This blog (the first of its kind?) is here to tout the potential 2008 presidential candidacy of Virgnia Governor Mark Warner. John Kerry put up an admirable fight this year, and he had my wholehearted support, financial and otherwise. This was not Dukakis in 1988 or Mondale in 1984. He gave as good as he got. But Kerry's problem was that he didn't have crossover appeal. He couldn't make inroads into the red states (New Hampshire really doesn't count). It was a cultural thing, and although he came close, he probably wrung out every electoral vote humanly possible for a liberal from Massachusetts.
It's no secret that the template for successful Democratic presidential candidates in the last 35+ years has been a simple one: Governor of a Southern state. Jimmy Carter did the trick in 1976, and Bill Clinton in 1992 and 1996. The only route to the White House these days is either as a governor (Carter, Reagan, Clinton, Bush 43) or sitting VP (Bush 41) There hasn't been a senator elected since Kennedy in 1960.

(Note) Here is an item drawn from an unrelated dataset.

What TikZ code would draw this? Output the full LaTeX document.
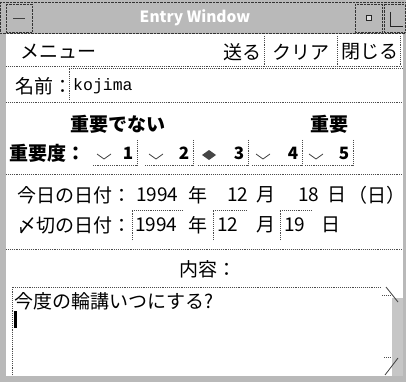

And this is where Gov. Warner comes in. In 2001, Warner defied the odds in the traditional Republican stronghold of Virginia and won the governorship relatively handily. The most impressive statistic in his election is that he took 51% of the rural vote. Warner was a (very) successful venture capitalist before entering politics (a real business success, not a failed one), and he understood that he had to make a rural appeal to win. Warner sponsored a NASCAR vehicle, used a bluegrass song as his campaign theme, and managed to retain core Democratic values without alienating rural voters.
And Warner has remained very popular in Virginia, with a 61% approval rating. He even managed to win a $1.4 billion budget-balancing tax increase from a heavily Republican Legislature, which provided an unprecedented spending boost for public schools, long-deferred state employee pay raises and new money for law enforcement and colleges.
Virginia has a quirky law that prohibits a governor from running for consecutive terms, so Warner will be out of a job next year. There's a lot of talk he may run for George Allen's senate seat in 2006, but he might be better served by testing the waters for a presidential run. As long as he remains this popular, he should be able to swing Virginia's 13 electoral votes if he's nominated, there's no reason he would lose any blue states, and his rural appeal should put Iowa back in the Democrats' column as well. He also would run stronger in the South, and could potentially swing Florida, Arkansas or North Carolina.
What I hope to do in this blog is to follow any nascent Warner-For-President talk in the media and blogosphere at large, and create a place for others who might see the same potential in Warner to enjoy.